Aún no hemos nacido y ya hacemos el movimiento de caminar en el vientre de nuestra madre: lo explica el escritor y caminante inglés Geoff Nicholson en un libro que yo he leído estos días, con ese sentimiento de amplitud gozosa y tranquila y metódica aventura que tenemos algunas veces al caminar o al leer. El libro se titula The Lost Art of Walking, y es, en poco más de doscientas cincuenta páginas, una sabrosa peregrinación por la historia, la literatura, la ciencia, hasta por el cine y la fotografía y la música pop y los blues, en busca de testimonios de caminatas memorables y de explicaciones sobre la fisiología y la psicología de ese ejercicio que es el más elemental de todos y sigue siendo el más universal y uno de los más gozosos.

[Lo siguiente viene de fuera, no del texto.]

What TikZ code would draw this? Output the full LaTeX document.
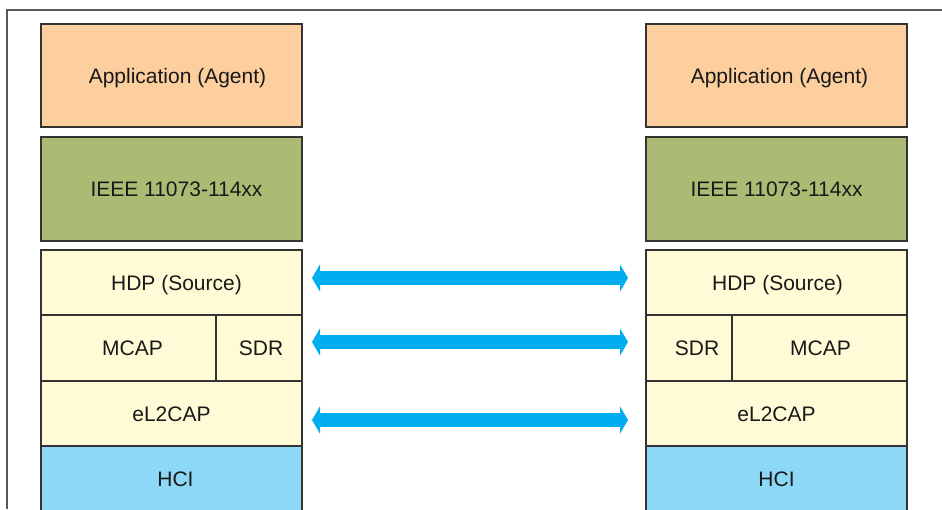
\documentclass[tikz,border=0pt]{standalone}
\usepackage{fontspec}
\setmainfont{Liberation Sans}
\usetikzlibrary{positioning, arrows.meta}
\definecolor{appcol}{HTML}{FDCF9F}
\definecolor{ieeecol}{HTML}{ABBB73}
\definecolor{protcol}{HTML}{FFFBD6}
\definecolor{hcicol}{HTML}{8DD8F7}
\definecolor{linkcol}{HTML}{00ADEE}

\begin{document}
\begin{tikzpicture}[x=1pt,y=1pt,node distance=0pt,
  layer/.style={draw=black!80,line width=1.4pt,outer sep=0pt,inner sep=0pt,minimum width=261pt,text=black!90,text height=15pt,text depth=0pt,font=\fontsize{21}{25}\selectfont},
  nudge/.style={execute at begin node=\hspace*{#1}},
  app/.style={layer,fill=appcol,minimum height=103pt},
  ieee/.style={layer,fill=ieeecol,minimum height=104pt},
  proto/.style={layer,fill=protcol,minimum height=65pt},
  hci/.style={layer,fill=hcicol,minimum height=65pt},
  link/.style={draw=linkcol,line width=14pt,{Triangle[width=27pt,length=8pt]}-{Triangle[width=27pt,length=8pt]}}]
  \clip (0,0) rectangle (942,-509);
  \draw[line width=1.3pt,draw=black!65] (942,-10) -- (7,-10) -- (7,-509);

  % agent side
  \node[app,nudge=12pt] (app_l) at (171.5,-75.5) {Application (Agent)};
  \node[ieee,nudge=10pt] (ieee_l) [below=10pt of app_l] {IEEE 11073-114xx};
  \node[proto,nudge=10pt] (hdp_l) [below=9pt of ieee_l] {HDP (Source)};
  \node[proto,nudge=8pt,minimum width=175pt,minimum height=66pt] (mcap_l) [below right=of hdp_l.south west] {MCAP};
  \node[proto,nudge=4pt,minimum width=86pt,minimum height=66pt] (sdr_l) [right=of mcap_l] {SDR};
  \node[proto] (l2cap_l) [below right=of mcap_l.south west] {eL2CAP};
  \node[hci,nudge=8pt] (hci_l) [below right=of l2cap_l.south west] {HCI};

  % peer side
  \node[app,nudge=6pt] (app_r) [right=344pt of app_l] {Application (Agent)};
  \node[ieee] (ieee_r) [below=10pt of app_r] {IEEE 11073-114xx};
  \node[proto,nudge=2pt] (hdp_r) [below=9pt of ieee_r] {HDP (Source)};
  \node[proto,nudge=16pt,minimum width=86pt,minimum height=66pt] (sdr_r) [below right=of hdp_r.south west] {SDR};
  \node[proto,nudge=2pt,minimum width=175pt,minimum height=66pt] (mcap_r) [right=of sdr_r] {MCAP};
  \node[proto] (l2cap_r) [below right=of sdr_r.south west] {eL2CAP};
  \node[hci] (hci_r) [below right=of l2cap_r.south west] {HCI};

  \draw[link] ([xshift=10pt,yshift=4.5pt]hdp_l.east) -- ([xshift=-18pt,yshift=4.5pt]hdp_r.west);
  \draw[link] ([xshift=10pt,yshift=6pt]sdr_l.east) -- ([xshift=-18pt,yshift=6pt]sdr_r.west);
  \draw[link] ([xshift=10pt,yshift=-6.5pt]l2cap_l.east) -- ([xshift=-18pt,yshift=-6.5pt]l2cap_r.west);
\end{tikzpicture}
\end{document}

Nicholson escribe con igual erudición acerca de la primera caminata hacia el Polo Sur y de los primeros pasos humanos sobre la Luna, del Judío Errante de las leyendas medievales y de esos maniáticos que tienen a gala haber recorrido una por una todas las calles innumerables de Nueva York; de perderse en un desierto de Australia y en las calles sin aceras que ascienden sinuosamente por las colinas de Los Ángeles; de las caminatas metódicas de Albert Speer por el patio de la prisión de Spandau y de las que se daba Eric Satie para ir componiendo su música, deteniéndose a veces bajo una farola de gas para garabatear en su cuaderno las notas de una melodía. Caminar y escribir acaban siendo aspectos del mismo oficio ambulante: "El ritmo de las palabras es el de la caminata, y el ritmo de la caminata es el del pensamiento". Salgo a la calle con mis zapatillas de deporte y mi gabardina y la lectura me da energía en los talones y me agudiza la atención: camino más rápido para volver antes y seguir leyendo.
The Lost Art of Walking: The History, Science, and Literature of Pedestrianism. Geoff Nicholson. Riverhead. 288 páginas.